Baggage screening workers at Aberdeen Airport have called off planned strikes scheduled to begin Monday, the Unite union confirmed. The work stoppage threatened to create significant delays across the Scottish airport's operations.

The union represents the security staff responsible for passenger screening and baggage handling. Aberdeen Airport serves as a critical transport hub for the region, particularly given its role in supporting North Sea oil and gas operations. A strike would have disrupted travel for commuters, business travelers, and tourists during a period when airports across the UK continue recovering passenger volumes post-pandemic.

Unite had signaled that job action would trigger substantial operational friction. Baggage screening sits at the front lines of airport function. Without it, check-in processes halt, flight departures delay, and passenger frustration mounts quickly.
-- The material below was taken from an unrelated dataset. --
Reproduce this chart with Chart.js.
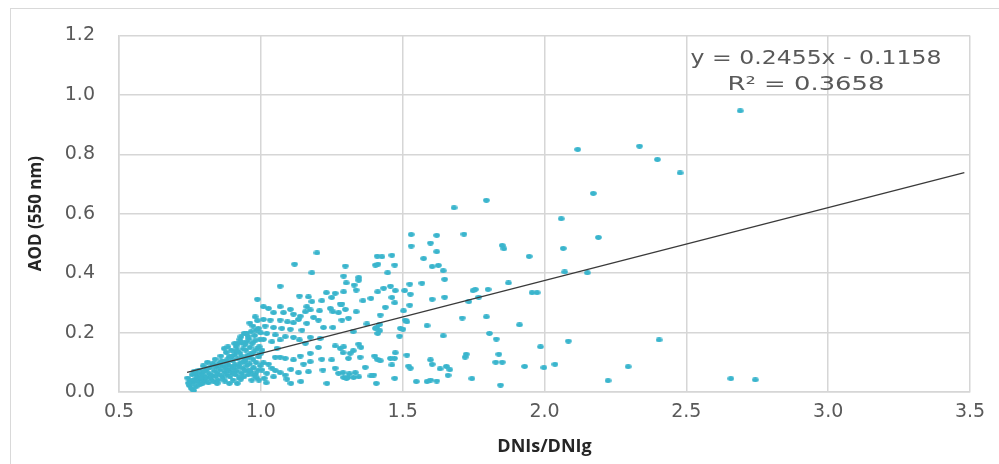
<!DOCTYPE html>
<html>
<head>
<meta charset="utf-8">
<title>AOD vs DNIs/DNIg</title>
<script src="https://cdn.jsdelivr.net/npm/chart.js@4.4.1/dist/chart.umd.min.js"></script>
<style>
  html, body { margin: 0; padding: 0; background: #fff; }
  #wrap { position: relative; width: 999px; height: 464px; overflow: hidden; }
  #frame { position: absolute; left: 10px; top: 8px; width: 1000px; height: 500px; border: 1px solid #d9d9d9; }
  #chart { position: absolute; left: 0; top: 0; }
</style>
</head>
<body>
<div id="wrap">
  <div id="frame"></div>
  <canvas id="chart" width="999" height="464"></canvas>
</div>
<script>
/* ===================================================
   AOD (550 nm) against DNIs/DNIg – scatter + linear fit
   =================================================== */

// ── Data ───────────────────────────────────────────
// x: DNIs/DNIg ratio, y: AOD at 550 nm, same index = same point
const DNI_RATIO = [
  // dense cluster below 1.0
  0.742,0.748,0.751,0.755,0.758,0.762,0.765,0.768,0.772,0.775,0.779,0.782,0.785,0.788,0.791,0.794,0.797,0.799,
  0.802,0.806,0.809,0.812,0.815,0.818,0.821,0.824,0.827,0.830,0.833,0.836,0.839,0.841,0.844,0.847,0.850,0.853,
  0.856,0.859,0.861,0.864,0.867,0.870,0.872,0.875,0.878,0.880,0.883,0.886,0.888,0.891,0.893,0.896,0.898,0.900,
  0.902,0.904,0.907,0.909,0.911,0.913,0.916,0.918,0.920,0.922,0.924,0.926,0.928,0.930,0.932,0.934,0.936,0.938,
  0.940,0.941,0.943,0.945,0.947,0.949,0.951,0.953,0.955,0.957,0.958,0.960,0.962,0.964,0.966,0.968,0.970,0.972,
  0.974,0.976,0.978,0.980,0.981,0.983,0.984,0.986,0.988,0.988,0.990,0.992,0.994,0.996,0.998,1.000,
  0.846,0.873,0.889,0.905,0.917,0.929,0.937,0.948,0.959,0.967,0.975,0.985,0.993,0.999,0.950,0.961,0.972,0.935,
  0.919,0.897,0.881,0.862,0.834,0.811,0.798,0.787,0.770,0.757,0.745,0.763,
  0.908,0.926,0.944,0.955,0.963,0.979,0.991,0.871,0.884,0.912,
  // 1.0 – 1.3
  1.198,1.119,1.180,1.068,1.136,1.168,1.180,1.231,1.262,1.250,1.215,1.280,1.009,1.027,1.068,1.104,1.162,1.174,
  1.157,1.207,1.245,1.254,1.274,1.045,1.080,1.115,1.139,1.133,1.186,1.203,1.009,1.033,1.068,1.094,1.115,1.162,
  1.221,1.254,1.015,1.045,1.074,1.104,1.145,1.021,1.051,1.086,1.115,1.174,1.209,1.009,1.039,1.068,1.136,1.157,
  1.262,1.280,1.203,1.057,1.139,1.174,1.051,1.068,1.086,1.115,1.215,1.250,1.009,1.027,1.151,1.174,1.039,1.051,
  1.106,1.219,1.262,1.274,1.021,1.068,1.086,1.133,1.168,1.045,1.092,1.292,1.302,1.012,1.019,1.106,1.141,1.233,
  1.004,1.004,
  // 1.3 – 1.55
  1.530,1.410,1.427,1.462,1.298,1.404,1.413,1.472,1.447,1.292,1.345,1.345,1.301,1.329,1.336,1.433,1.457,1.412,
  1.474,1.525,1.292,1.507,1.527,1.360,1.388,1.462,1.472,1.525,1.286,1.298,1.336,1.439,1.421,1.503,1.286,1.309,
  1.509,1.515,1.374,1.419,1.408,1.326,1.419,1.404,1.492,1.501,1.412,1.489,1.292,1.345,1.353,1.326,1.315,1.290,
  1.309,1.350,1.401,1.410,1.457,1.471,1.474,1.515,1.421,1.462,1.368,1.521,1.527,1.290,1.312,1.333,1.398,1.388,
  1.306,1.327,1.345,1.472,1.407,1.548,1.586,1.530,
  // 1.55 – 2.0
  1.795,1.681,1.716,1.620,1.598,1.620,1.851,1.857,1.574,1.946,1.604,1.626,1.643,1.568,1.648,1.873,1.748,1.756,
  1.801,1.956,1.974,1.604,1.648,1.733,1.768,1.710,1.795,1.586,1.912,1.643,1.806,1.830,1.986,1.598,1.604,1.724,
  1.720,1.839,1.828,1.851,1.632,1.654,1.666,1.930,1.660,1.744,1.598,1.620,1.845,
  // above 2.0
  2.117,2.335,2.398,2.478,2.172,2.059,2.190,2.066,2.071,2.151,2.084,2.404,1.998,2.037,2.295,2.224,2.690,2.657,
  2.743
];

const AOD_550 = [
  0.047,0.022,0.035,0.012,0.058,0.030,0.068,0.043,0.018,0.052,0.035,0.074,0.026,0.060,0.045,0.029,0.088,0.055,
  0.038,0.072,0.049,0.100,0.031,0.062,0.083,0.044,0.056,0.095,0.036,0.071,0.110,0.052,0.085,0.063,0.040,0.096,
  0.075,0.121,0.055,0.088,0.047,0.104,0.068,0.081,0.133,0.058,0.094,0.074,0.119,0.051,0.087,0.141,0.066,0.105,
  0.040,0.079,0.125,0.092,0.058,0.152,0.071,0.112,0.164,0.086,0.048,0.131,0.097,0.186,0.063,0.118,0.080,0.145,
  0.051,0.197,0.103,0.072,0.141,0.168,0.089,0.122,0.058,0.178,0.119,0.095,0.150,0.068,0.203,0.040,0.164,0.110,
  0.082,0.135,0.190,0.253,0.061,0.099,0.208,0.145,0.240,0.312,0.074,0.118,0.152,0.176,0.088,0.130,
  0.029,0.037,0.029,0.061,0.029,0.043,0.101,0.111,0.074,0.126,0.057,0.048,0.040,0.199,0.198,0.232,0.222,0.165,
  0.138,0.119,0.108,0.104,0.091,0.078,0.069,0.047,0.063,0.039,0.030,0.005,
  0.163,0.176,0.159,0.187,0.128,0.172,0.214,0.146,0.152,0.137,

  0.468,0.430,0.401,0.356,0.323,0.320,0.304,0.334,0.332,0.318,0.307,0.296,0.287,0.281,0.287,0.278,0.287,0.276,
  0.270,0.273,0.281,0.270,0.267,0.267,0.267,0.262,0.255,0.244,0.251,0.242,0.244,0.242,0.242,0.236,0.233,0.231,
  0.217,0.217,0.222,0.217,0.214,0.211,0.208,0.197,0.192,0.186,0.184,0.184,0.180,0.177,0.169,0.175,0.175,0.164,
  0.155,0.147,0.150,0.147,0.121,0.130,0.117,0.117,0.113,0.108,0.110,0.108,0.098,0.094,0.094,0.102,0.080,0.072,
  0.076,0.074,0.080,0.063,0.063,0.065,0.057,0.065,0.068,0.051,0.043,0.049,0.046,0.046,0.031,0.029,0.035,0.029,
  0.074,0.141,

  0.491,0.457,0.455,0.460,0.424,0.427,0.430,0.427,0.401,0.390,0.385,0.376,0.367,0.360,0.343,0.349,0.356,0.337,
  0.341,0.363,0.337,0.341,0.329,0.307,0.315,0.318,0.300,0.292,0.296,0.278,0.270,0.285,0.259,0.273,0.242,0.248,
  0.242,0.236,0.229,0.227,0.217,0.203,0.206,0.214,0.214,0.211,0.197,0.188,0.152,0.161,0.150,0.139,0.130,0.132,
  0.113,0.117,0.121,0.110,0.113,0.113,0.132,0.124,0.105,0.091,0.083,0.087,0.080,0.065,0.061,0.065,0.057,0.054,
  0.049,0.049,0.051,0.046,0.029,0.035,0.035,0.530,

  0.645,0.620,0.531,0.527,0.501,0.472,0.493,0.482,0.449,0.456,0.422,0.426,0.408,0.366,0.379,0.367,0.341,0.345,
  0.345,0.334,0.334,0.312,0.319,0.304,0.319,0.249,0.253,0.223,0.226,0.189,0.197,0.178,0.152,0.108,0.093,0.127,
  0.117,0.127,0.100,0.100,0.078,0.086,0.075,0.086,0.056,0.045,0.040,0.037,0.023,

  0.816,0.827,0.782,0.737,0.668,0.583,0.520,0.483,0.404,0.401,0.171,0.175,0.082,0.093,0.085,0.038,0.946,0.045,
  0.041
];

// Linear fit as printed on the chart
const TREND_SLOPE = 0.2455;
const TREND_INTERCEPT = -0.1158;
const TREND_X_RANGE = [0.74, 3.48];
const TREND_LABELS = ["y = 0.2455x - 0.1158", "R\u00B2 = 0.3658"];

const X_TICKS = [0.5, 1.0, 1.5, 2.0, 2.5, 3.0, 3.5];
const Y_TICKS = [0.0, 0.2, 0.4, 0.6, 0.8, 1.0, 1.2];

// ── Styles ─────────────────────────────────────────
const POINT_COLOR = "#3ab5cd";
const GRID_COLOR  = "#d6d6d6";
const TEXT_COLOR  = "#595959";
const WIDE_FONT   = "'DejaVu Sans', 'Open Sans', sans-serif";
const TITLE_FONT  = "'Open Sans', 'Liberation Sans', sans-serif";

// slightly wide dots, like the exported picture
function makeDot() {
  const c = document.createElement("canvas");
  c.width = 7; c.height = 5;
  const g = c.getContext("2d");
  g.fillStyle = POINT_COLOR;
  g.beginPath();
  g.ellipse(3.5, 2.5, 3.3, 2.4, 0, 0, Math.PI * 2);
  g.fill();
  return c;
}

// equation text in the top right corner of the plot (picture is stretched sideways)
const equationPlugin = {
  id: "equation",
  afterDatasetsDraw(chart) {
    const { ctx, chartArea } = chart;
    const lines = [
      [TREND_LABELS[0], chartArea.right - 154, chartArea.top + 24, 1.24],
      [TREND_LABELS[1], chartArea.right - 164, chartArea.top + 50, 1.36],
    ];
    lines.forEach(([text, cx, cy, stretch]) => {
      ctx.save();
      ctx.fillStyle = TEXT_COLOR;
      ctx.font = `19px ${WIDE_FONT}`;
      ctx.textAlign = "center";
      ctx.textBaseline = "middle";
      ctx.translate(cx, cy);
      ctx.scale(stretch, 1);
      ctx.fillText(text, 0, 0);
      ctx.restore();
    });
  },
};

// ── Chart ──────────────────────────────────────────
const points = DNI_RATIO.map((x, i) => ({ x, y: AOD_550[i] }));
const trend = TREND_X_RANGE.map(x => ({ x, y: TREND_SLOPE * x + TREND_INTERCEPT }));

new Chart(document.getElementById("chart"), {
  type: "scatter",
  data: {
    datasets: [
      {
        type: "line",
        label: "Linear",
        data: trend,
        borderColor: "#3a3a3a",
        borderWidth: 1.3,
        pointRadius: 0,
        fill: false,
      },
      {
        label: "AOD",
        data: points,
        pointStyle: makeDot(),
        pointRadius: 3,
        backgroundColor: POINT_COLOR,
        borderWidth: 0,
      },
    ],
  },
  options: {
    responsive: false,
    animation: false,
    devicePixelRatio: 1,
    layout: { padding: { top: 34, right: 29, left: 0, bottom: 0 } },
    plugins: { legend: { display: false }, tooltip: { enabled: false } },
    scales: {
      x: {
        type: "linear",
        min: X_TICKS[0],
        max: X_TICKS[X_TICKS.length - 1],
        afterBuildTicks: s => { s.ticks = X_TICKS.map(v => ({ value: v })); },
        afterFit: s => { s.height = 72; },
        grid: { color: GRID_COLOR, lineWidth: 1.5, drawTicks: false },
        border: { color: GRID_COLOR, width: 1.5 },
        ticks: {
          color: TEXT_COLOR,
          font: { family: WIDE_FONT, size: 19 },
          padding: 9,
          maxRotation: 0,
          callback: v => Number(v).toFixed(1),
        },
        title: {
          display: true,
          text: "DNIs/DNIg",
          color: "#262626",
          font: { family: TITLE_FONT, size: 18, weight: "bold" },
          padding: { top: 0, bottom: 6 },
        },
      },
      y: {
        type: "linear",
        min: Y_TICKS[0],
        max: Y_TICKS[Y_TICKS.length - 1],
        afterBuildTicks: s => { s.ticks = Y_TICKS.map(v => ({ value: v })); },
        afterFit: s => { s.width = 119; },
        grid: { color: GRID_COLOR, lineWidth: 1.5, drawTicks: false },
        border: { color: GRID_COLOR, width: 1.5 },
        ticks: {
          color: TEXT_COLOR,
          font: { family: WIDE_FONT, size: 19 },
          padding: 24,
          callback: v => Number(v).toFixed(1),
        },
        title: {
          display: true,
          text: "AOD (550 nm)",
          color: "#262626",
          font: { family: TITLE_FONT, size: 17, weight: "bold" },
          padding: { top: 26, bottom: 0 },
        },
      },
    },
  },
  plugins: [equationPlugin],
});
</script>
</body>
</html>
The union typically pursues strike action over pay disputes, working conditions, or staffing levels. Airport operators and unions in the UK have engaged in recurring disputes over these issues in recent years as labor costs rise and travel demand rebounds unevenly.

The resolution avoids the public-facing chaos that plagued other UK airports during similar labor disputes in 2022 and 2023. Those strikes at London Luton, London Stansted, and other terminals left travelers stranded and forced carriers to cancel flights. The aviation sector remains sensitive to operational disruptions given passenger expectations and the competitive pressure from alternative airports and travel modes.

Aberdeen Airport handles roughly 3 million passengers annually under normal conditions. Any multi-day strike would compress that traffic into surrounding days, overwhelming both airport infrastructure and airline crew scheduling. The averted action suggests the parties reached agreement on the union's primary demands, though specific terms remain undisclosed. The resolution preserves stability for the airport's commercial partners and the traveling public heading through northeast Scotland.